OSError: [E941] Can't find model 'en'. It looks like you're trying to load a model from a shortcut, which is deprecated as of spaCy v3.0. To load the model, use its full name instead:

nlp = spacy.load("en_core_web_sm")

For more details on the available models, see the models directory: https://spacy.io/models. If you want to create a blank model, use spacy.blank: nlp = spacy.blank("en")

## Assignment: Working with Dependency Graphs (Parses)

The objective of the assignment is to learn how to work with dependency graphs by defining functions.
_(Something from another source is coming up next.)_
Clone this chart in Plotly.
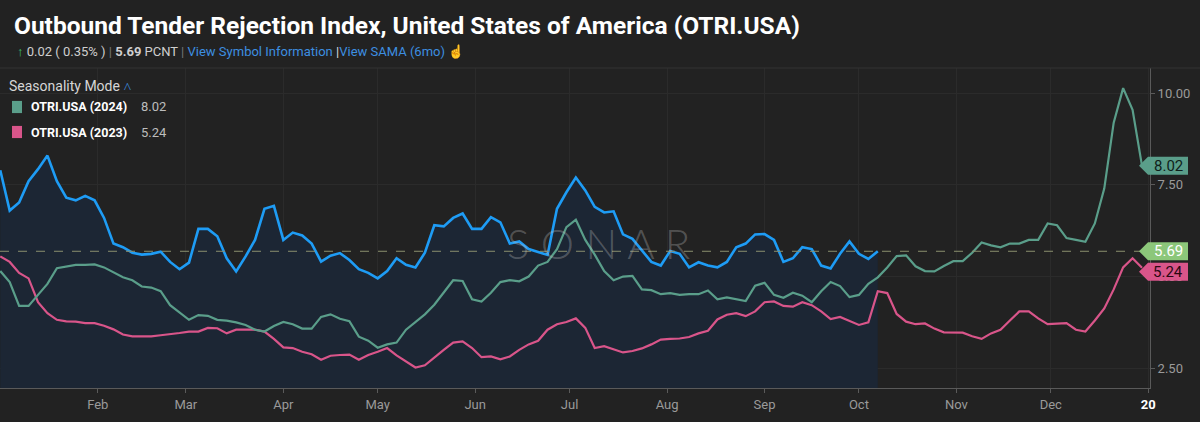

Read [spaCy documentation on dependency parser](https://spacy.io/api/dependencyparser) to learn provided methods.

Define functions to:
- expract a path of dependency relations from the ROOT to a token
- extract subtree of a dependents given a token
- check if a given list of tokens (segment of a sentence) forms a subtree
- identify head of a span, given its tokens
- extract sentence subject, direct object and indirect object spans

## Assignment: Training Transition-Based Dependency Parser (Optional & Advanced)

- Modify [NLTK Transition parser](https://github.com/nltk/nltk/blob/develop/nltk/parse/transitionparser.py)'s `Configuration` class to use better features.
- Evaluate the features comparing performance to the original
- Replace `SVM` classifier with an alternative of your choice.